There is a ton of laughter in those videos. I can hear myself talking and laughing as I’m taking the video. I watched this shortly after my dad passed, and I cried. Because when I heard my voice and my laughter in those videos, I later told my husband, I couldn’t remember being as happy as I sounded then. And I used to be that happy all the time. But for the last 3 years, I hadn’t ever felt that level of untethered, complete joy.

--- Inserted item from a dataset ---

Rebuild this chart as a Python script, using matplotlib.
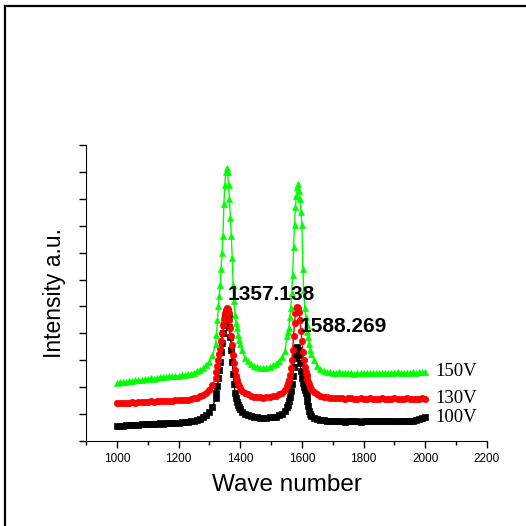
import matplotlib
matplotlib.use('Agg')
import matplotlib.pyplot as plt
import numpy as np
from matplotlib.lines import Line2D
from matplotlib.ticker import MultipleLocator, NullFormatter

# wave numbers (cm-1) of the read-off points: coarse on the baseline, fine on the peaks
wave = np.concatenate([
    np.arange(1000, 1311, 10),
    np.arange(1320, 1399, 3),
    np.arange(1405, 1546, 10),
    np.arange(1552, 1631, 3),
    np.arange(1640, 2001, 10),
])

# intensities (a.u.), same order as wave
int_100 = [55, 54, 57, 58, 58, 60, 61, 60, 62, 63,
           64, 63, 65, 64, 66, 65, 66, 67, 66, 68,
           68, 70, 71, 72, 74, 76, 79, 83, 88, 95,
           106, 125,
           160, 180, 205, 235, 265, 295, 330, 365, 400, 430,
           460, 480, 487, 480, 460, 425, 385, 340, 295, 250,
           210, 180, 160, 145, 133, 125, 118,
           108, 100, 95, 92, 90, 88, 87, 86, 87, 88, 89, 91, 95, 101, 112,
           125, 135, 148, 165, 185, 210, 240, 275, 310, 335,
           345, 348, 340, 320, 290, 260, 235, 215, 200, 190,
           180, 168, 150, 130, 112, 100, 92,
           86, 82, 79, 77, 76, 75, 74, 75, 73, 74,
           72, 74, 75, 73, 74, 72, 73, 74, 75, 73,
           74, 76, 74, 73, 75, 74, 73, 75, 74, 76,
           75, 74, 76, 77, 80, 84, 88]

int_130 = [140, 142, 141, 143, 142, 144, 143, 145, 144, 146,
           145, 147, 146, 148, 147, 149, 148, 150, 149, 151,
           152, 153, 152, 154, 156, 158, 161, 166, 172, 180,
           190, 208,
           235, 255, 280, 300, 325, 345, 370, 400, 430, 455,
           475, 488, 494, 490, 475, 450, 420, 390, 355, 320,
           290, 262, 240, 225, 212, 203, 196,
           187, 179, 173, 168, 165, 163, 162, 161, 162, 163, 166, 169, 173, 179, 190,
           205, 215, 228, 245, 270, 300, 340, 390, 440, 475,
           492, 498, 495, 480, 450, 410, 370, 330, 300, 275,
           258, 245, 232, 220, 210, 200, 193,
           182, 174, 168, 164, 162, 160, 159, 160, 158, 159,
           157, 158, 159, 157, 156, 158, 157, 156, 158, 157,
           156, 157, 158, 156, 157, 156, 158, 157, 156, 157,
           158, 156, 157, 156, 157, 158, 157]

int_150 = [214, 218, 220, 219, 222, 224, 226, 225, 228, 230,
           231, 233, 232, 235, 236, 238, 237, 240, 241, 240,
           243, 245, 246, 248, 250, 254, 259, 265, 272, 282,
           295, 318,
           360, 395, 450, 500, 540, 580, 640, 700, 760, 880,
           950, 1000, 1015, 1000, 950, 900, 830, 760, 680, 580,
           520, 470, 440, 420, 395, 375, 362,
           340, 310, 296, 285, 278, 274, 271, 270, 272, 276, 281, 288, 298, 312, 335,
           390, 405, 420, 460, 494, 550, 617, 720, 803, 870,
           910, 945, 955, 930, 900, 850, 803, 640, 560, 494,
           460, 430, 405, 385, 360, 340, 325,
           300, 280, 268, 261, 257, 255, 254, 253, 255, 252,
           253, 251, 252, 250, 252, 253, 251, 253, 252, 254,
           253, 252, 254, 253, 252, 254, 253, 255, 253, 254,
           252, 254, 255, 254, 256, 255, 257]

series = [
    (int_100, 'black', 's', 4.3, '100V'),
    (int_130, 'red', 'o', 4.6, '130V'),
    (int_150, '#00ff00', '^', 5.0, '150V'),
]

peak_labels = [(1360, 546, '1357.138'), (1593, 424, '1588.269')]

fig = plt.figure(figsize=(5.26, 5.26), dpi=100)
ax = fig.add_axes([86 / 526, 85 / 526, 401 / 526, 296 / 526])

for y, col, mk, ms, name in series:
    ax.plot(wave, y, color=col, marker=mk, markersize=ms, linewidth=1,
            markeredgewidth=0.5)
    # series name at the right end of each trace
    ax.text(2034, y[-1], name, fontsize=13.5, family='Liberation Serif',
            ha='left', va='center')

for x, y, s in peak_labels:
    ax.text(x, y, s, fontsize=15, fontweight='bold', family='Liberation Sans',
            ha='left', va='center')

ax.set_xlim(900, 2200)
ax.set_ylim(0, 1100)
ax.xaxis.set_major_locator(MultipleLocator(200))
ax.xaxis.set_minor_locator(MultipleLocator(100))
ax.yaxis.set_major_locator(MultipleLocator(100))
ax.yaxis.set_major_formatter(NullFormatter())
ax.tick_params(axis='both', which='major', direction='out', length=5, width=1)
ax.tick_params(axis='x', which='minor', direction='out', length=3, width=1)
ax.tick_params(axis='x', labelsize=8.5, pad=4)
for lab in ax.get_xticklabels():
    lab.set_family('Liberation Sans')

ax.spines['top'].set_visible(False)
ax.spines['right'].set_visible(False)

ax.set_xlabel('Wave number', fontsize=17.5, family='Liberation Sans', labelpad=6)
ax.set_ylabel('Intensity a.u.', fontsize=16.5, family='Liberation Sans', labelpad=6)

# outer frame (only left and top edges fall inside the picture)
fig.add_artist(Line2D([5 / 526, 5 / 526], [0, 1 - 6 / 526], transform=fig.transFigure,
                      color='black', linewidth=1.6))
fig.add_artist(Line2D([5 / 526, 1], [1 - 6 / 526, 1 - 6 / 526], transform=fig.transFigure,
                      color='black', linewidth=1.6))

fig.savefig('out.png', dpi=100)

And I missed that so much.

A Good Reminder

When Tony Robbins started talking about our stories, it reminded me that my story I've been telling myself is a heavy way to walk through life. A lot of hard things have happened in a row, no question there, there's been a lot of grief. However, as Tony says, what's wrong is always available if you look for it… so is what's right.

My New Story

It's time for me to have a new story, so here's mine (for now, until I update it in the future 😀 ):

The challenges I've been through have made me stronger. I have clarity about what I want in my future. There is abundant joy and good times to come. I have a great supportive husband. I have two wonderful girls. I have an amazing family. I’m surrounded by love.

Quite a different lens to see your life through than my old story isn’t it? How do you think I’ll feel about my day to day experiences with this view? I’ll very likely notice different things than I did before, feel more gratitude and joy, find more meaning.

What’s Your Story

Now it’s your turn, I invite you to do this exercise with me. Take a minute and think about your story. What is it? Maybe say it out loud or write it out. That’s your old story. What’s your new story? Say that one out loud or write it down too! Maybe your old story is already empowering and one you like, great! Feel free to just tweak it or add any improvements if you like.

I am guessing we all have a part of our story that could use some tweaking. I know at different points in my past I had stories like “I can’t find the right guy for me,” “it’s too hard to make a business work during a pandemic,” “I can’t take any more bad news.” You get the idea. Time to let those old stories be in the past and write new stories for ourselves that make us excited about life.